Here is what I came up with – in a nifty ‘5 C’s’ format:

1. Communication (and Clarity): Be clear on what you need, want and what you are willing and able to give in return. You need to figure this out in your own mind first (sometimes the most difficult bit!). Then, communicate it. Otherwise you can end up building up resentment that your partner has no chance of dealing with because you haven’t given them a chance to! Therefore you need….

2. Courage: Have the courage to give feedback. If you don’t, you are actually preventing them from choosing whether they want to do something about it! By giving them that choice, you also empower yourself with the information of what they choose, so you in turn can make a choice – is this ok with me? Can I accept their response to this feedback/request? And this works both ways. Ultimately both parties have to feel that they are getting a reasonable deal. It can’t be one way traffic. So……

3. Curiosity: Have the courage and curiosity to also receive feedback gracefully. You don’t have to buy into their model of reality. But there is always something to learn – about yourself, about them and about the situation. Welcome this learning as a gift rather than something to be hurt or defensive about. Make it clear you are open to it. 

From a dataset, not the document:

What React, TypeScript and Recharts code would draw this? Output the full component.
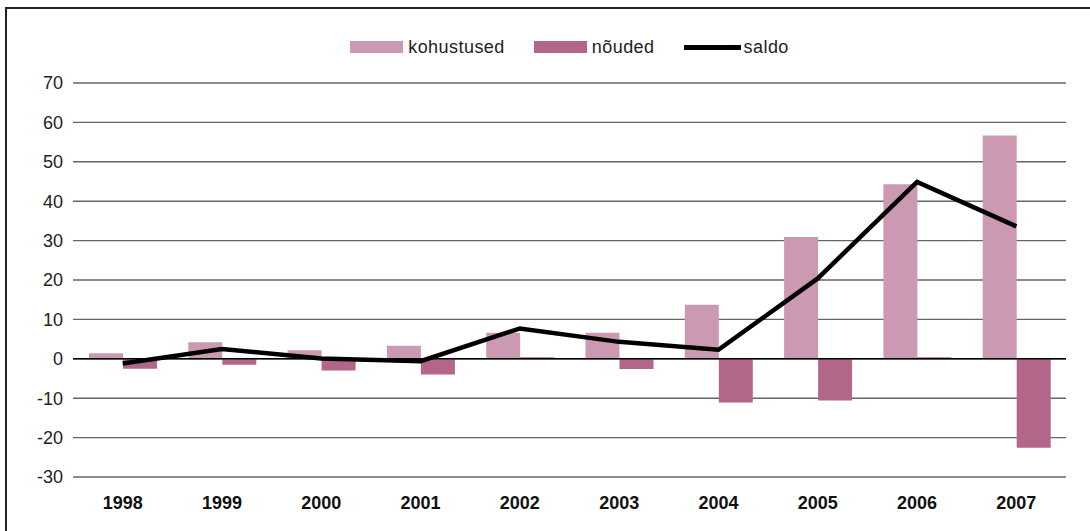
import React from 'react';
import {
  ComposedChart,
  Bar,
  Line,
  XAxis,
  YAxis,
  CartesianGrid,
  Legend,
  ReferenceLine,
} from 'recharts';

const years = ['1998', '1999', '2000', '2001', '2002', '2003', '2004', '2005', '2006', '2007'];
const kohustused = [1.4, 4.2, 2.2, 3.3, 6.6, 6.6, 13.7, 30.9, 44.3, 56.7];
const noudeD = [-2.5, -1.5, -3.0, -4.0, 0.4, -2.6, -11.1, -10.6, 0.4, -22.6];
const saldo = [-1.2, 2.5, 0.1, -0.6, 7.7, 4.3, 2.3, 20.4, 44.9, 33.6];
const yTicks = [-30, -20, -10, 0, 10, 20, 30, 40, 50, 60, 70];

const data = years.map((y, i) => ({
  year: y,
  kohustused: kohustused[i],
  nõuded: noudeD[i],
  saldo: saldo[i],
}));

const FONT = '"Liberation Sans", Arial, Helvetica, sans-serif';
const LIGHT = '#CC99B2';
const DARK = '#B2668A';

const LegendContent = () => (
  <div
    style={{
      height: 50,
      paddingLeft: 73,
      boxSizing: 'border-box',
      display: 'flex',
      justifyContent: 'center',
      alignItems: 'flex-start',
      fontFamily: FONT,
      fontSize: 18,
      letterSpacing: 0.45,
      color: '#222',
    }}
  >
    <div style={{ display: 'flex', alignItems: 'center', height: 20, marginTop: 4 }}>
      <span style={{ display: 'inline-block', width: 53, height: 12, background: LIGHT, marginRight: 5 }} />
      <span style={{ marginRight: 29 }}>kohustused</span>
      <span style={{ display: 'inline-block', width: 53, height: 12, background: DARK, marginRight: 5 }} />
      <span style={{ marginRight: 29 }}>nõuded</span>
      <span style={{ display: 'inline-block', width: 57, height: 5, background: '#000', marginRight: 3 }} />
      <span>saldo</span>
    </div>
  </div>
);

export default function App() {
  return (
    <div style={{ position: 'absolute', left: 0, top: 0, width: 1090, height: 531, overflow: 'hidden', background: '#fff' }}>
      <div
        style={{
          position: 'absolute',
          left: 5,
          top: 7,
          width: 1200,
          height: 700,
          border: '2px solid #222',
          boxSizing: 'border-box',
        }}
      />
      <div style={{ position: 'absolute', left: 0, top: 0 }}>
        <ComposedChart
          width={1090}
          height={531}
          data={data}
          margin={{ top: 33, right: 24, bottom: 0, left: 0 }}
          barGap={0}
        >
          <CartesianGrid vertical={false} stroke="#666" strokeWidth={1.4} />
          <XAxis
            dataKey="year"
            axisLine={false}
            tickLine={false}
            height={54}
            tickSize={0}
            tickMargin={19}
            tick={{ fill: '#111', fontSize: 18, fontWeight: 'bold', fontFamily: FONT }}
            interval={0}
          />
          <YAxis
            domain={[-30, 70]}
            ticks={yTicks}
            axisLine={false}
            tickLine={false}
            width={73}
            tickSize={0}
            tickMargin={10}
            tick={{ fill: '#222', fontSize: 18, fontFamily: FONT }}
            interval={0}
          />
          <Legend verticalAlign="top" content={<LegendContent />} />
          <ReferenceLine y={0} stroke="#000" strokeWidth={1.5} />
          <Bar dataKey="kohustused" fill={LIGHT} barSize={34} isAnimationActive={false} />
          <Bar dataKey="nõuded" fill={DARK} barSize={34} isAnimationActive={false} />
          <Line
            type="linear"
            dataKey="saldo"
            stroke="#000"
            strokeWidth={4.5}
            dot={false}
            activeDot={false}
            isAnimationActive={false}
          />
        </ComposedChart>
      </div>
    </div>
  );
}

4. Choice: Know that this is a choice. In marriage just as in employment, we never HAVE to stay. The alternative might feel fairly unpleasant or downright terrifying, but it is only by really embracing the fact that it is a choice and not a necessity that we can begin to appreciate the reasons why we are staying, or perhaps, make our escape plans… But on that, even when the going gets tough, ask yourself, am I taking responsibility for making things better? Or just waiting and hoping that they will change. You need…

5. Commitment (but not attachment): Partnerships take work. They require us to sometimes stretch beyond our comfort zone and make compromises and do brave things. To make that commitment can be a hugely rewarding journey. Knowing when to draw the line is also important. If we have been doing all the work, bringing all of these positive qualities and efforts and are still experiencing pain or disrespect, there comes a point when we have to ask ourselves ‘Is it time to move on’? Then release ourselves from that clinging attachment that sometimes drives us to stay when we shouldn’t, and instead to believe in ourselves enough to make a change.  
 

None of this stuff is easy. All of it helps us grow and develop within ourselves in quite wonderful ways. To be honest, I’m not sure I would have managed these traits without having mindfulness meditation as a daily practice for the last 10 or so years!